Sneak peak of “Summer eats and treats — Part II” coming tomorrow: homemade pizza and ice cream sandwiches!

Oven extravaganza

I really hesitate to use the oven in the summer, but I live with a baked-good fiend.  To minimize the impact, I try to save up baking projects to avoid heating up the apartment for one tray of cookies.

As a concession for over a week of gross, unseasonably hot weather at the end of May/beginning of June, St. Louis granted us some slightly cooler temps on Sunday.  With quite the backlog of baking, the oven extravaganza swept through our apartment after lunch.  The menu featured zucchini bread, peach-cherry pie, granola, and butterscotch bars.  We used local peaches and zucchini (frozen from last summer).

Health notes: As usual, we baked with 100% whole wheat pastry flour (it is difficult for me to eat baked goods, even nice, homemade baked goods, made with white flour — they taste too sweet and lack the depth of flavor that the whole wheat provides, not to mention the nutritional benefits of whole grains).  We also somewhat reduced the sugar in most of the recipes.

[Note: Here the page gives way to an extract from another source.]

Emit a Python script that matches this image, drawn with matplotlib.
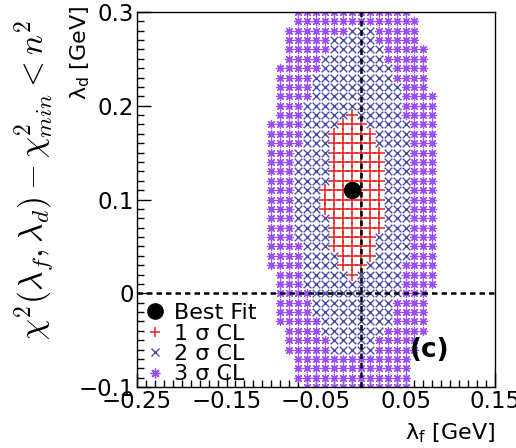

Our oven extravaganza two weeks ago featured more varied cuisine: kale chips, roasted pumpkin seeds, chocolate chip cookies, sunflower seeds, beets, and granola.  I’ve been curious about those kale chips for quite awhile now — they were quite good, and a fun alternative if you’re inundated with kale from your garden or CSA share.

However, during Sunday’s baking, I noticed that most items took longer to bake than usual.  Our pans filled the oven, but not so much that it should have restricted airflow.  Maybe it was the semi-frequent opening and closing that came with having multiple items with different baking times and needs (e.g., the granola needed to be stirred every now and then)?  Did we really save any energy?

Next time, I will track exactly how long we have the oven on, and compare it to how long it would take to bake each item, one-at-a-time.  The fact that the oven only preheated once, compared to four times if we baked Sunday’s items in separate sessions, must translate to SOME savings.